Reading the manual, I found that the HDMI out has two modes. 95% crop or 100%. I don't know if the HDMI set to 100% does this out does this as I have not yet used a external recorder (but definitively plan to since one reason I'm switching to the D800 is the 4:2:2 8bit for external recording).
see ->vimeo.com/40788982

Once I find out, I'll report back here for whoever would like to know.

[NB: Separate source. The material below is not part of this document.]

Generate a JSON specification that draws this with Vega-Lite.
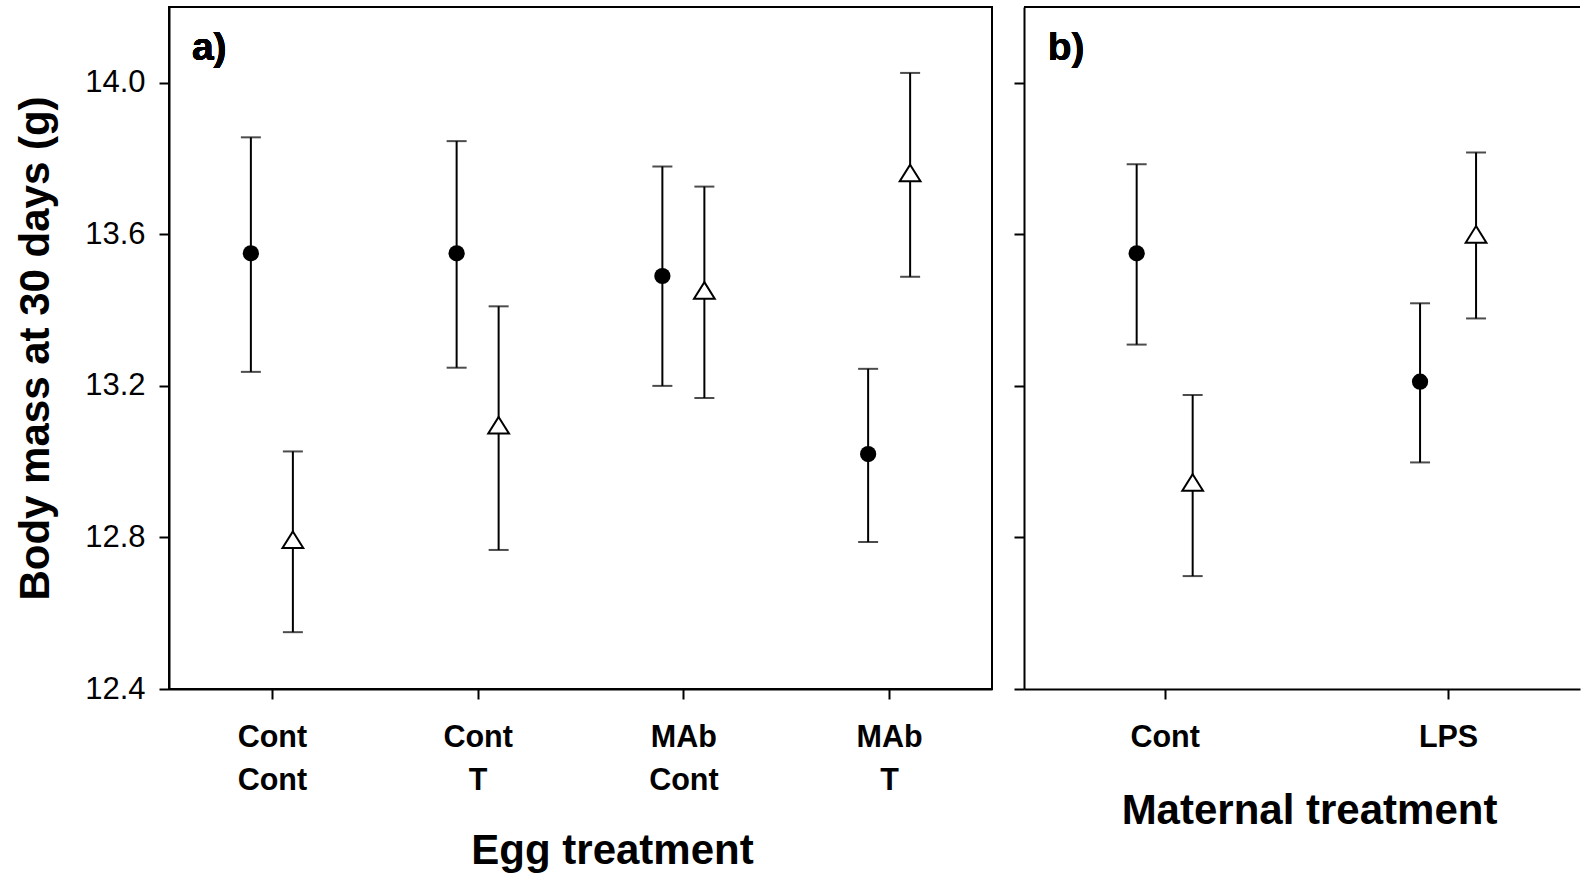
{
  "$schema": "https://vega.github.io/schema/vega-lite/v6.json",
  "background": "white",
  "padding": {"left": 13, "top": 6, "right": 0, "bottom": 0},
  "spacing": 20,
  "config": {
    "font": "Liberation Sans",
    "view": {"stroke": "black", "strokeWidth": 2},
    "axis": {
      "domainColor": "black", "domainWidth": 2,
      "tickColor": "black", "tickWidth": 2, "tickSize": 10,
      "labelColor": "black", "titleColor": "black", "grid": false,
      "labelFont": "Liberation Sans", "titleFont": "Liberation Sans"
    },
    "axisY": {"labelFontSize": 31, "labelPadding": 14, "titleFontSize": 42, "titleFontWeight": "bold", "titlePadding": 27},
    "axisX": {"labelFontSize": 30.5, "labelFontWeight": "bold", "labelAngle": 0, "labelPadding": 23, "labelLineHeight": 43, "titleFontSize": 42, "titleFontWeight": "bold", "titlePadding": 35}
  },
  "datasets": {
    "pts": [
      {"panel": "a", "treatment": "Cont Cont", "series": "closed", "mean": 13.55, "lo": 13.237, "hi": 13.856},
      {"panel": "a", "treatment": "Cont Cont", "series": "open", "mean": 12.794, "lo": 12.55, "hi": 13.027},
      {"panel": "a", "treatment": "Cont T", "series": "closed", "mean": 13.55, "lo": 13.248, "hi": 13.846},
      {"panel": "a", "treatment": "Cont T", "series": "open", "mean": 13.096, "lo": 12.767, "hi": 13.41},
      {"panel": "a", "treatment": "MAb Cont", "series": "closed", "mean": 13.49, "lo": 13.2, "hi": 13.779},
      {"panel": "a", "treatment": "MAb Cont", "series": "open", "mean": 13.452, "lo": 13.168, "hi": 13.726},
      {"panel": "a", "treatment": "MAb T", "series": "closed", "mean": 13.02, "lo": 12.788, "hi": 13.245},
      {"panel": "a", "treatment": "MAb T", "series": "open", "mean": 13.762, "lo": 13.488, "hi": 14.026},
      {"panel": "b", "treatment": "Cont", "series": "closed", "mean": 13.55, "lo": 13.309, "hi": 13.785},
      {"panel": "b", "treatment": "Cont", "series": "open", "mean": 12.945, "lo": 12.698, "hi": 13.176},
      {"panel": "b", "treatment": "LPS", "series": "closed", "mean": 13.211, "lo": 12.998, "hi": 13.418},
      {"panel": "b", "treatment": "LPS", "series": "open", "mean": 13.6, "lo": 13.378, "hi": 13.816}
    ]
  },
  "hconcat": [
    {
      "width": 823,
      "height": 682,
      "data": {"name": "pts"},
      "transform": [{"filter": "datum.panel == 'a'"}],
      "encoding": {
        "x": {"field": "treatment", "type": "nominal", "sort": ["Cont Cont", "Cont T", "MAb Cont", "MAb T"],
              "scale": {"type": "point", "padding": 0.5},
              "axis": {"title": "Egg treatment", "titleX": 443, "labelExpr": "split(datum.label, ' ')"}}
      },
      "layer": [
        {"mark": {"type": "text", "text": "a)", "align": "left", "baseline": "alphabetic", "fontSize": 39, "fontWeight": "bold", "color": "black", "font": "Liberation Sans", "dx": -80, "dy": 53},
         "encoding": {"x": {"datum": "Cont Cont", "type": "nominal"},
                      "y": {"datum": 14.2, "type": "quantitative", "scale": {"domain": [12.4, 14.2], "nice": false, "zero": false}, "axis": {"title": "Body mass at 30 days (g)", "values": [12.4, 12.8, 13.2, 13.6, 14.0], "format": ".1f"}}}},
        {
          "transform": [{"filter": "datum.series == 'closed'"}],
          "layer": [
            {"mark": {"type": "rule", "xOffset": -21, "strokeWidth": 2, "color": "black"},
             "encoding": {"y": {"field": "lo", "type": "quantitative", "scale": {"domain": [12.4, 14.2], "nice": false, "zero": false}, "axis": {"title": "Body mass at 30 days (g)", "values": [12.4, 12.8, 13.2, 13.6, 14.0], "format": ".1f"}}, "y2": {"field": "hi"}}},
            {"mark": {"type": "tick", "orient": "horizontal", "xOffset": -21, "size": 20, "thickness": 2, "color": "black"},
             "encoding": {"y": {"field": "lo", "type": "quantitative", "scale": {"domain": [12.4, 14.2], "nice": false, "zero": false}, "axis": {"title": "Body mass at 30 days (g)", "values": [12.4, 12.8, 13.2, 13.6, 14.0], "format": ".1f"}}}},
            {"mark": {"type": "tick", "orient": "horizontal", "xOffset": -21, "size": 20, "thickness": 2, "color": "black"},
             "encoding": {"y": {"field": "hi", "type": "quantitative", "scale": {"domain": [12.4, 14.2], "nice": false, "zero": false}, "axis": {"title": "Body mass at 30 days (g)", "values": [12.4, 12.8, 13.2, 13.6, 14.0], "format": ".1f"}}}},
            {"mark": {"type": "point", "shape": "circle", "xOffset": -21, "size": 263, "filled": true, "fill": "black", "strokeWidth": 0, "opacity": 1},
             "encoding": {"y": {"field": "mean", "type": "quantitative", "scale": {"domain": [12.4, 14.2], "nice": false, "zero": false}, "axis": {"title": "Body mass at 30 days (g)", "values": [12.4, 12.8, 13.2, 13.6, 14.0], "format": ".1f"}}}}
          ]
        },
        {
          "transform": [{"filter": "datum.series == 'open'"}],
          "layer": [
            {"mark": {"type": "rule", "xOffset": 21, "strokeWidth": 2, "color": "black"},
             "encoding": {"y": {"field": "lo", "type": "quantitative", "scale": {"domain": [12.4, 14.2], "nice": false, "zero": false}, "axis": {"title": "Body mass at 30 days (g)", "values": [12.4, 12.8, 13.2, 13.6, 14.0], "format": ".1f"}}, "y2": {"field": "hi"}}},
            {"mark": {"type": "tick", "orient": "horizontal", "xOffset": 21, "size": 20, "thickness": 2, "color": "black"},
             "encoding": {"y": {"field": "lo", "type": "quantitative", "scale": {"domain": [12.4, 14.2], "nice": false, "zero": false}, "axis": {"title": "Body mass at 30 days (g)", "values": [12.4, 12.8, 13.2, 13.6, 14.0], "format": ".1f"}}}},
            {"mark": {"type": "tick", "orient": "horizontal", "xOffset": 21, "size": 20, "thickness": 2, "color": "black"},
             "encoding": {"y": {"field": "hi", "type": "quantitative", "scale": {"domain": [12.4, 14.2], "nice": false, "zero": false}, "axis": {"title": "Body mass at 30 days (g)", "values": [12.4, 12.8, 13.2, 13.6, 14.0], "format": ".1f"}}}},
            {"mark": {"type": "point", "shape": "M0,-0.8L1,0.8L-1,0.8Z", "xOffset": 21, "size": 430, "filled": true, "fill": "white", "stroke": "black", "strokeWidth": 2, "opacity": 1},
             "encoding": {"y": {"field": "mean", "type": "quantitative", "scale": {"domain": [12.4, 14.2], "nice": false, "zero": false}, "axis": {"title": "Body mass at 30 days (g)", "values": [12.4, 12.8, 13.2, 13.6, 14.0], "format": ".1f"}}}}
          ]
        }
      ]
    },
    {
      "width": 556,
      "height": 682,
      "view": {"stroke": null},
      "data": {"name": "pts"},
      "transform": [{"filter": "datum.panel == 'b'"}],
      "layer": [
        {"mark": {"type": "rule", "strokeWidth": 2, "color": "black"},
         "encoding": {"y": {"datum": 14.2, "type": "quantitative", "scale": {"domain": [12.4, 14.2], "nice": false, "zero": false}, "axis": {"title": null, "labels": false, "values": [12.4, 12.8, 13.2, 13.6, 14.0]}}}},
        {
          "encoding": {
            "x": {"field": "treatment", "type": "nominal", "sort": ["Cont", "LPS"],
                  "scale": {"type": "point", "padding": 0.481, "align": 0.516},
                  "axis": {"title": "Maternal treatment", "titleX": 285, "titlePadding": 38}}
          },
          "layer": [
            {"mark": {"type": "text", "text": "b)", "align": "left", "baseline": "alphabetic", "fontSize": 39, "fontWeight": "bold", "color": "black", "font": "Liberation Sans", "dx": -117, "dy": 53},
             "encoding": {"x": {"datum": "Cont", "type": "nominal"},
                          "y": {"datum": 14.2, "type": "quantitative", "scale": {"domain": [12.4, 14.2], "nice": false, "zero": false}, "axis": {"title": null, "labels": false, "values": [12.4, 12.8, 13.2, 13.6, 14.0]}}}},
            {
              "transform": [{"filter": "datum.series == 'closed'"}],
              "layer": [
                {"mark": {"type": "rule", "xOffset": -28, "strokeWidth": 2, "color": "black"},
                 "encoding": {"y": {"field": "lo", "type": "quantitative", "scale": {"domain": [12.4, 14.2], "nice": false, "zero": false}, "axis": {"title": null, "labels": false, "values": [12.4, 12.8, 13.2, 13.6, 14.0]}}, "y2": {"field": "hi"}}},
                {"mark": {"type": "tick", "orient": "horizontal", "xOffset": -28, "size": 20, "thickness": 2, "color": "black"},
                 "encoding": {"y": {"field": "lo", "type": "quantitative", "scale": {"domain": [12.4, 14.2], "nice": false, "zero": false}, "axis": {"title": null, "labels": false, "values": [12.4, 12.8, 13.2, 13.6, 14.0]}}}},
                {"mark": {"type": "tick", "orient": "horizontal", "xOffset": -28, "size": 20, "thickness": 2, "color": "black"},
                 "encoding": {"y": {"field": "hi", "type": "quantitative", "scale": {"domain": [12.4, 14.2], "nice": false, "zero": false}, "axis": {"title": null, "labels": false, "values": [12.4, 12.8, 13.2, 13.6, 14.0]}}}},
                {"mark": {"type": "point", "shape": "circle", "xOffset": -28, "size": 263, "filled": true, "fill": "black", "strokeWidth": 0, "opacity": 1},
                 "encoding": {"y": {"field": "mean", "type": "quantitative", "scale": {"domain": [12.4, 14.2], "nice": false, "zero": false}, "axis": {"title": null, "labels": false, "values": [12.4, 12.8, 13.2, 13.6, 14.0]}}}}
              ]
            },
            {
              "transform": [{"filter": "datum.series == 'open'"}],
              "layer": [
                {"mark": {"type": "rule", "xOffset": 28, "strokeWidth": 2, "color": "black"},
                 "encoding": {"y": {"field": "lo", "type": "quantitative", "scale": {"domain": [12.4, 14.2], "nice": false, "zero": false}, "axis": {"title": null, "labels": false, "values": [12.4, 12.8, 13.2, 13.6, 14.0]}}, "y2": {"field": "hi"}}},
                {"mark": {"type": "tick", "orient": "horizontal", "xOffset": 28, "size": 20, "thickness": 2, "color": "black"},
                 "encoding": {"y": {"field": "lo", "type": "quantitative", "scale": {"domain": [12.4, 14.2], "nice": false, "zero": false}, "axis": {"title": null, "labels": false, "values": [12.4, 12.8, 13.2, 13.6, 14.0]}}}},
                {"mark": {"type": "tick", "orient": "horizontal", "xOffset": 28, "size": 20, "thickness": 2, "color": "black"},
                 "encoding": {"y": {"field": "hi", "type": "quantitative", "scale": {"domain": [12.4, 14.2], "nice": false, "zero": false}, "axis": {"title": null, "labels": false, "values": [12.4, 12.8, 13.2, 13.6, 14.0]}}}},
                {"mark": {"type": "point", "shape": "M0,-0.8L1,0.8L-1,0.8Z", "xOffset": 28, "size": 430, "filled": true, "fill": "white", "stroke": "black", "strokeWidth": 2, "opacity": 1},
                 "encoding": {"y": {"field": "mean", "type": "quantitative", "scale": {"domain": [12.4, 14.2], "nice": false, "zero": false}, "axis": {"title": null, "labels": false, "values": [12.4, 12.8, 13.2, 13.6, 14.0]}}}}
              ]
            }
          ]
        }
      ]
    }
  ]
}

The question is it noticeable? I think the answer is it depends. If you are shooting very wide AND look for it (and I'm talking below 24mm before the FOV change may matter in composition) you'll see footage is not as wide as with a 1.0 crop. I just took delivery of the D800 yesterday and had been shooting video quite a bit, and hadn't noticed which tells me I don't shoot that wide that much. For mid lengths to telephoto, the difference is far less noticeable.

For practical purposes, I think the full frame "look" (if there is such a thing since they all crop the tops) of the footage isn't affected by the slight crop (this isn't like a 1.5 crop or anything like that). But if you're shooting sweeping vistas with an ultra wide it is definitively something to keep in mind. Conversely if you shoot telephoto (bids, sports) the slight crop is a plus. Not a big issue IMHO (and actually a plus if you shoot telephoto) but YMMV. As mentioned, I'm ordering an atomos Ninja and will test the 100% HDMI out output setting from the menu to see if that yields the missing 0.095 8)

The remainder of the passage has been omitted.